■ Aim:
Gather all lines from the material that contain the word "Rebuild".

■ Records supplied:

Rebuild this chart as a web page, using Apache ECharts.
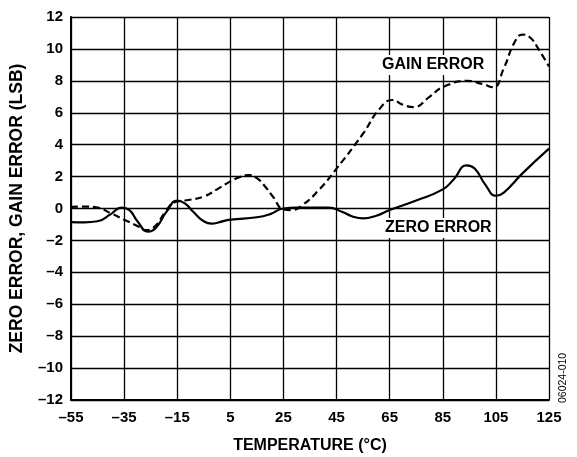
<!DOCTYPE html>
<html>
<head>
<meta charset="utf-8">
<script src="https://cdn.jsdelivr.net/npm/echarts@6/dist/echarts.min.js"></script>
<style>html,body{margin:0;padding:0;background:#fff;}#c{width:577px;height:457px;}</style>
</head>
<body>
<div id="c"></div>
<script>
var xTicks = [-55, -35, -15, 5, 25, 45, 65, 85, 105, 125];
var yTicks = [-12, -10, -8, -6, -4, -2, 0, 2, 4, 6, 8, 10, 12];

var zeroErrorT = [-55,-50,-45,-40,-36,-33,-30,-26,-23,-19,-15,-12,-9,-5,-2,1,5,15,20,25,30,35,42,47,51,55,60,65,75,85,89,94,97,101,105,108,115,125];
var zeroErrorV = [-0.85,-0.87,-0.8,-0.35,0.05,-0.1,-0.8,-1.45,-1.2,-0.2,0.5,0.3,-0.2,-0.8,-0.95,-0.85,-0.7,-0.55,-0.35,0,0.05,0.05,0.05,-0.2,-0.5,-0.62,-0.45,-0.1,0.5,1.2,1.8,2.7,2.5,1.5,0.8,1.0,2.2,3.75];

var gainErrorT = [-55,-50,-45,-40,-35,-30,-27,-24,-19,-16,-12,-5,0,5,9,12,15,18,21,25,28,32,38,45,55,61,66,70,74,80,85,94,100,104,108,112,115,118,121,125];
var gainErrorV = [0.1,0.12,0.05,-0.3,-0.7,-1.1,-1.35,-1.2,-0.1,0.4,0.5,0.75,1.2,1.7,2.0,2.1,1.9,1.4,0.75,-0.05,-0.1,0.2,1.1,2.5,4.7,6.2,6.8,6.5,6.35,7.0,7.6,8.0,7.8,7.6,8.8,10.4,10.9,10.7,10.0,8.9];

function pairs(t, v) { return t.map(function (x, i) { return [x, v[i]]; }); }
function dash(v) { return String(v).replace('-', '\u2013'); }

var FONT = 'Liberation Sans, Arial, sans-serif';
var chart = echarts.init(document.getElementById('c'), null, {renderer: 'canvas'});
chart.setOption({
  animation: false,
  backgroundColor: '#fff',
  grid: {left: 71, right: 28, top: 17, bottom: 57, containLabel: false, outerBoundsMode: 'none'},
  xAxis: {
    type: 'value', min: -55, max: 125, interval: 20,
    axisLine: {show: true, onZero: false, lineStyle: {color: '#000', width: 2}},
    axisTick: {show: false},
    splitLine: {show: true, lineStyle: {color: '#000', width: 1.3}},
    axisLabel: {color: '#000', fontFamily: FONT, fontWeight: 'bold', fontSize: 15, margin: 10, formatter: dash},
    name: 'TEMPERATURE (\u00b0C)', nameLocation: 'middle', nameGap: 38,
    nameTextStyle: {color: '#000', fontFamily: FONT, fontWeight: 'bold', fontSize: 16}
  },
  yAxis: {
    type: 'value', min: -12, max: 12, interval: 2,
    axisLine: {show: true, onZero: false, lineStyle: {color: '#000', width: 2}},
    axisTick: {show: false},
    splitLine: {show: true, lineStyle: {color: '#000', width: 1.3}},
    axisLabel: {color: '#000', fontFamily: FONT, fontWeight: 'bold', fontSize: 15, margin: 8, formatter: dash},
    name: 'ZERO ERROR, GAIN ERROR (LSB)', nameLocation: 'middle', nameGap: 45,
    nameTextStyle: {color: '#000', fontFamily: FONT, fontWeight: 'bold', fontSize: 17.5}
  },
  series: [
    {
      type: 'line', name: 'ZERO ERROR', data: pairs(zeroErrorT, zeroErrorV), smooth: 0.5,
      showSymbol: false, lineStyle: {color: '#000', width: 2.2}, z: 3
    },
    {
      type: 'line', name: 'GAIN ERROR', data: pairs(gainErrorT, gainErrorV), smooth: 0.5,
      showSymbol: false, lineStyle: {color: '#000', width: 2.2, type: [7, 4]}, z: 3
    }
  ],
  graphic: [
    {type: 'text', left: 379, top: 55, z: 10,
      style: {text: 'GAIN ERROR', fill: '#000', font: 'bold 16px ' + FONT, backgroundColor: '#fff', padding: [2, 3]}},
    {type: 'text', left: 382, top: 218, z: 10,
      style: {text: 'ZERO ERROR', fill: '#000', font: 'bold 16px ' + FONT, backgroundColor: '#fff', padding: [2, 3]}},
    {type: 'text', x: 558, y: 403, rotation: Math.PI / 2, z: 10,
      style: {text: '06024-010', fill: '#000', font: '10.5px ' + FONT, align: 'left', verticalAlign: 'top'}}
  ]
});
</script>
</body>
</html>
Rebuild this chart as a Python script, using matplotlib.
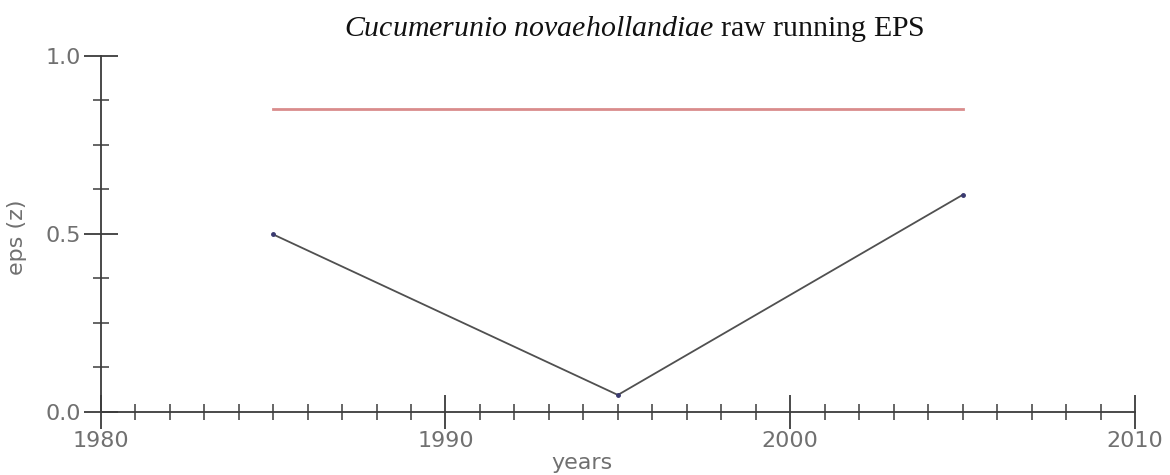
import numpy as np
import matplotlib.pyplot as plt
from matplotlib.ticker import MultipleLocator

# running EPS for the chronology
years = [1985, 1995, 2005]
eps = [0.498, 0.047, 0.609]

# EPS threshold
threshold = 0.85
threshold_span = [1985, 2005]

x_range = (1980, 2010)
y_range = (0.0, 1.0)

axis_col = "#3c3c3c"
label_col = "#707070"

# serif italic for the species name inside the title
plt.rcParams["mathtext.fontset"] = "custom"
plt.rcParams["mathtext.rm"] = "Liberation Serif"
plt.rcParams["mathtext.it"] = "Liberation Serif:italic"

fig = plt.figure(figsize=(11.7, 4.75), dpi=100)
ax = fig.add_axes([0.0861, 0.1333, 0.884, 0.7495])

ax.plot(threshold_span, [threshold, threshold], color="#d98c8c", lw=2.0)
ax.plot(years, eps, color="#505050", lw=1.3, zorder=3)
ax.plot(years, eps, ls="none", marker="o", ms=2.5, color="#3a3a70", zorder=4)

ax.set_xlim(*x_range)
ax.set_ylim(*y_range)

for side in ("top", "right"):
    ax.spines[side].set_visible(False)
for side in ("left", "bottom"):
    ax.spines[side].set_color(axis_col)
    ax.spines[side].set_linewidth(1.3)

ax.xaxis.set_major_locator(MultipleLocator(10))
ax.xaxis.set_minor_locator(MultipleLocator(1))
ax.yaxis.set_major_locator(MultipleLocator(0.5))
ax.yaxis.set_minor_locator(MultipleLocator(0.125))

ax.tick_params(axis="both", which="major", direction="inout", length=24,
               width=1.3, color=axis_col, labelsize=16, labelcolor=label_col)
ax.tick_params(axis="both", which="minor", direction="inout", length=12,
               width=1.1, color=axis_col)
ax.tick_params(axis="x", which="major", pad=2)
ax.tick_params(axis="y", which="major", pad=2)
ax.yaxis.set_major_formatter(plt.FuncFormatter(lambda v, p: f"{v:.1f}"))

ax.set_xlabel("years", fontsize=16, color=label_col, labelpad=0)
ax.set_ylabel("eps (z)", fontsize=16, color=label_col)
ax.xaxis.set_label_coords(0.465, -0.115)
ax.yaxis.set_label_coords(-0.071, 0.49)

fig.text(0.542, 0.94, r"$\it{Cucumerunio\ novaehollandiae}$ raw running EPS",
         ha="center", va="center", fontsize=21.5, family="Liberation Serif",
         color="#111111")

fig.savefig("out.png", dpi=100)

■ Written answer:
Rebuild this chart as a web page, using Apache ECharts.
Rebuild this chart as a Python script, using matplotlib.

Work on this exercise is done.